Following last years Brighton Conference where Mark Driscoll carefully encouraged us to recognise that Terry Virgo ought to find the new ‘husband’ for New Frontiers (forgive me, I don’t have his actual words to hand) much discussion and prayer has been focussed on how New Frontiers should move forward and under what leadership structure.  New Frontiers is not quite like a denomination in that it does not issue edicts or policy which must be abided by from those who call themselves part of the family of Churches together on a mission. Rather it is built on relationships grounded on core values that are shared by all.  Though Terry brings apostolic leadership and direction to the movement, it is expressed on the ground, in local congregations in many different ways as the spirit leads. Each New Frontiers congregation then has similar values but can have a very different feel and core application according to local need and the Spirit.

Since the small beginnings the movement has grown to have relationships on many shores, and though relationships have grown to accommodate the growth, so too has the stature of those released to support the work in those nations.  It is easy to see how God has set apart one man in several places to lead the work and it would appear that New Frontiers will release those to be apostolic in their own right (like lead elders) to continue the work in those nations (including the UK).

It will be interesting to see if a new leader will be anointed by God for the task of moving New Frontiers on, or whether a council of elders might replace the input from Terry.  Certainly ‘succession’ is not the right language, even though what comes next ‘succeeds’ the former.

But it’s clear that what comes next must honour what comes before. For we must remember it’s God that appoints and directs (however we feel about it) and it is for God to vindicate or validate himself, not our opinion on the success or comparison with another leader.


So then, what one thing connects a leader (or leaders) of a movement with the leader of a local congregation? VISION.

As the proverb says’  18Without guidance from God law and order disappear,  but God blesses everyone who obeys his Law.

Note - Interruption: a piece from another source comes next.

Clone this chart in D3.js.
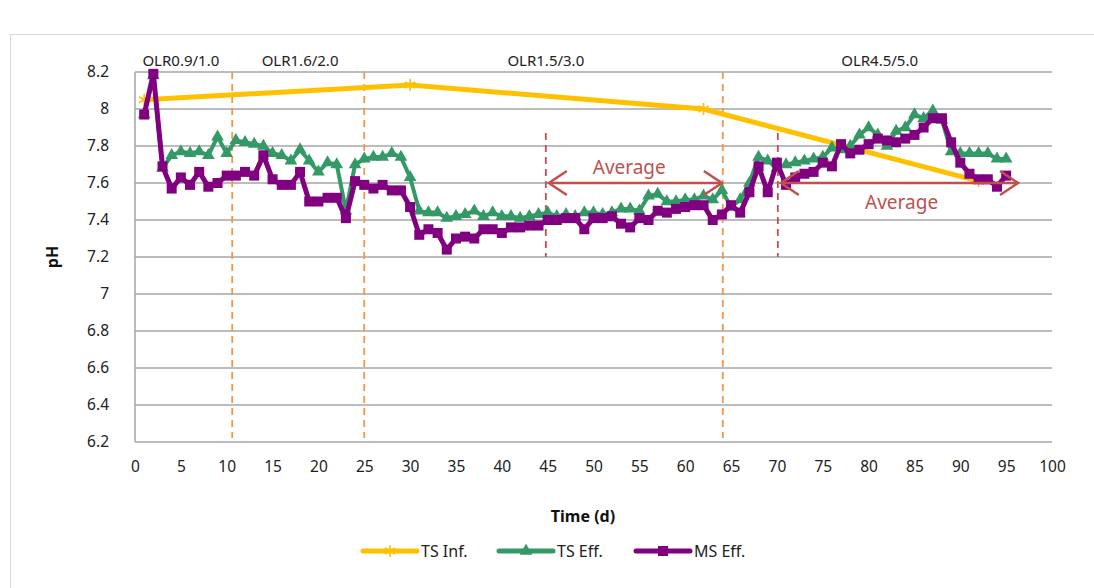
<!DOCTYPE html>
<html><head><meta charset="utf-8">
<script src="https://cdn.jsdelivr.net/npm/d3@7"></script>
<style>
body{margin:0;background:#fff;}
text{font-family:"Noto Sans","Open Sans",sans-serif;}
</style></head>
<body><svg id="c" width="1094" height="588"></svg>
<script>
const days = d3.range(1, 96);
const tsInfDays = [1, 30, 62, 92];
const tsInf = [8.05, 8.13, 8.00, 7.61];
const tsEff = [7.97,8.18,7.68,7.75,7.77,7.76,7.77,7.75,7.85,7.76,
  7.83,7.82,7.81,7.80,7.76,7.75,7.72,7.78,7.72,7.66,
  7.71,7.70,7.45,7.70,7.73,7.74,7.74,7.76,7.74,7.63,
  7.45,7.44,7.44,7.41,7.42,7.43,7.45,7.42,7.44,7.42,
  7.42,7.41,7.42,7.43,7.44,7.42,7.43,7.42,7.44,7.44,
  7.43,7.44,7.46,7.46,7.45,7.53,7.54,7.50,7.50,7.51,
  7.51,7.53,7.51,7.56,7.47,7.51,7.60,7.74,7.72,7.68,
  7.70,7.71,7.72,7.73,7.74,7.79,7.78,7.80,7.86,7.90,
  7.86,7.80,7.88,7.90,7.97,7.95,7.99,7.94,7.77,7.76,
  7.76,7.76,7.76,7.73,7.73];
const msEff = [7.97,8.19,7.69,7.57,7.63,7.59,7.66,7.58,7.60,7.64,
  7.64,7.66,7.64,7.75,7.62,7.59,7.59,7.66,7.50,7.50,
  7.52,7.52,7.41,7.61,7.59,7.57,7.59,7.56,7.56,7.47,
  7.32,7.35,7.33,7.24,7.30,7.31,7.30,7.35,7.35,7.33,
  7.36,7.36,7.37,7.37,7.40,7.40,7.41,7.41,7.35,7.41,
  7.41,7.42,7.38,7.36,7.41,7.40,7.45,7.44,7.46,7.47,
  7.48,7.48,7.40,7.43,7.48,7.44,7.55,7.69,7.55,7.71,
  7.59,7.63,7.65,7.66,7.71,7.69,7.81,7.76,7.78,7.81,
  7.84,7.83,7.82,7.84,7.86,7.90,7.95,7.95,7.82,7.71,
  7.65,7.62,7.62,7.58,7.64];
const xTicks = d3.range(0, 101, 5);
const yTicks = [6.2,6.4,6.6,6.8,7,7.2,7.4,7.6,7.8,8,8.2];
const phaseLines = [10.6, 25, 64.1];
const avgLines = [44.8, 70.1];
const phaseLabels = [{t:"OLR0.9/1.0", d:5}, {t:"OLR1.6/2.0", d:18}, {t:"OLR1.5/3.0", d:44.8}, {t:"OLR4.5/5.0", d:81.2}];
const avgArrows = [{from:44.8, to:64.0, v:7.6, label:7.65, ld:53.9}, {from:70.1, to:96.3, v:7.6, label:7.46, ld:83.6}];

const svg = d3.select("#c");
const x = d3.scaleLinear().domain([0,100]).range([135,1052]);
const y = d3.scaleLinear().domain([6.2,8.2]).range([442,72]);

svg.append("rect").attr("x",10.5).attr("y",34.5).attr("width",1100).attr("height",600)
  .attr("fill","none").attr("stroke","#d9d9d9");

// grid
svg.append("g").selectAll("line").data(yTicks).join("line")
  .attr("x1",x(0)).attr("x2",x(100)).attr("y1",d=>y(d)).attr("y2",d=>y(d))
  .attr("stroke","#a6a6a6").attr("stroke-width",1.5);
svg.append("line").attr("x1",x(0)).attr("x2",x(0)).attr("y1",y(8.2)).attr("y2",y(6.2))
  .attr("stroke","#a6a6a6").attr("stroke-width",1.5);

// axes labels
const xa = d3.axisBottom(x).tickValues(xTicks).tickSize(0).tickPadding(19);
svg.append("g").attr("transform",`translate(0,${y(6.2)})`).call(xa)
  .call(g=>g.select(".domain").remove())
  .selectAll("text").attr("font-size",15.5).attr("fill","#222").style("font-family","'Noto Sans',sans-serif");
const ya = d3.axisLeft(y).tickValues(yTicks).tickSize(0).tickPadding(26).tickFormat(d3.format("~g"));
svg.append("g").attr("transform",`translate(${x(0)},0)`).call(ya)
  .call(g=>g.select(".domain").remove())
  .selectAll("text").attr("font-size",15.5).attr("fill","#222").style("font-family","'Noto Sans',sans-serif");

svg.append("text").attr("x",583).attr("y",522).attr("text-anchor","middle")
  .attr("font-size",16).attr("font-weight","bold").attr("fill","#111").text("Time (d)");
svg.append("text").attr("transform","translate(58,257) rotate(-90)").attr("text-anchor","middle")
  .attr("font-size",16).attr("font-weight","bold").attr("fill","#111").text("pH");

// phase lines
svg.append("g").selectAll("line").data(phaseLines).join("line")
  .attr("x1",d=>x(d)).attr("x2",d=>x(d)).attr("y1",y(8.2)).attr("y2",y(6.2)-4)
  .attr("stroke","#F79646").attr("stroke-width",1.8).attr("stroke-dasharray","7,5");
svg.append("g").selectAll("line").data(avgLines).join("line")
  .attr("x1",d=>x(d)).attr("x2",d=>x(d)).attr("y1",y(7.87)).attr("y2",y(7.2))
  .attr("stroke","#C0504D").attr("stroke-width",1.8).attr("stroke-dasharray","7,5");

svg.append("g").selectAll("text").data(phaseLabels).join("text")
  .attr("x",d=>x(d.d)).attr("y",66).attr("text-anchor","middle")
  .attr("font-size",15).attr("fill","#222").text(d=>d.t);

// series
const lineG = d3.line().x((d,i)=>x(days[i])).y(d=>y(d));
svg.append("path").datum(tsInf).attr("fill","none").attr("stroke","#FFC000").attr("stroke-width",5)
  .attr("d", d3.line().x((d,i)=>x(tsInfDays[i])).y(d=>y(d)));
const star = (g, cx, cy, r, col) => {
  [0,60,120].forEach(a=>{
    const rad=a*Math.PI/180;
    g.append("line").attr("x1",cx-r*Math.sin(rad)).attr("y1",cy-r*Math.cos(rad))
     .attr("x2",cx+r*Math.sin(rad)).attr("y2",cy+r*Math.cos(rad))
     .attr("stroke",col).attr("stroke-width",1.6);
  });
};
const sg = svg.append("g");
tsInf.forEach((v,i)=>star(sg, x(tsInfDays[i]), y(v), 6, "#FFC000"));

svg.append("path").datum(tsEff).attr("fill","none").attr("stroke","#339966").attr("stroke-width",4)
  .attr("stroke-linejoin","round").attr("d",lineG);
svg.append("g").selectAll("path").data(tsEff).join("path")
  .attr("transform",(d,i)=>`translate(${x(days[i])},${y(d)})`)
  .attr("d",d3.symbol(d3.symbolTriangle, 70)).attr("fill","#339966");

svg.append("path").datum(msEff).attr("fill","none").attr("stroke","#800080").attr("stroke-width",5)
  .attr("stroke-linejoin","round").attr("d",lineG);
svg.append("g").selectAll("rect").data(msEff).join("rect")
  .attr("x",(d,i)=>x(days[i])-5).attr("y",d=>y(d)-5).attr("width",10).attr("height",10)
  .attr("fill","#800080");

// average arrows
const ag = svg.append("g").attr("stroke","#C0504D").attr("stroke-width",2.5).attr("fill","none");
avgArrows.forEach(a=>{
  const x1=x(a.from)+3, x2=x(a.to), yy=y(a.v);
  ag.append("line").attr("x1",x1).attr("x2",x2).attr("y1",yy).attr("y2",yy);
  ag.append("path").attr("d",`M${x1+18},${yy-12} L${x1},${yy} L${x1+18},${yy+12}`);
  ag.append("path").attr("d",`M${x2-18},${yy-12} L${x2},${yy} L${x2-18},${yy+12}`);
  svg.append("text").attr("x",x(a.ld)).attr("y",y(a.label)).attr("text-anchor","middle")
    .attr("font-size",19).attr("fill","#C0504D").text("Average");
});

// legend
const legend = [{n:"TS Inf.", c:"#FFC000", m:"star", x:363},{n:"TS Eff.", c:"#339966", m:"tri", x:499},{n:"MS Eff.", c:"#800080", m:"sq", x:636}];
const lg = svg.append("g");
legend.forEach(l=>{
  const yy=551;
  lg.append("line").attr("x1",l.x).attr("x2",l.x+54).attr("y1",yy).attr("y2",yy)
    .attr("stroke",l.c).attr("stroke-width",5).attr("stroke-linecap","round");
  const cx=l.x+27;
  if(l.m==="star") star(lg,cx,yy,6,l.c);
  if(l.m==="tri") lg.append("path").attr("transform",`translate(${cx},${yy})`).attr("d",d3.symbol(d3.symbolTriangle,70)).attr("fill",l.c);
  if(l.m==="sq") lg.append("rect").attr("x",cx-5).attr("y",yy-5).attr("width",10).attr("height",10).attr("fill",l.c);
  lg.append("text").attr("x",l.x+58).attr("y",yy+6).attr("font-size",16).attr("fill","#222").text(l.n);
});
</script></body></html>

It is essential then that any person who wishes to lead God’s people in any location (national, local or trans local) desires a good thing, and should be a man recognised worthy of respect according to 1 Tim 3, but that only qualifies him to stand. What identifies him as the man is God’s anointing. And God’s anointing comes with communicable vision that encourages the heart of the hearer to say YES and AMEN.


Dan Rodger said...

I've always wondered about this , what exactly is the biblical mandate for a lead Elder?

Rob said...

Hello Dan

I think I hinted at that in the 'one man' section in my post.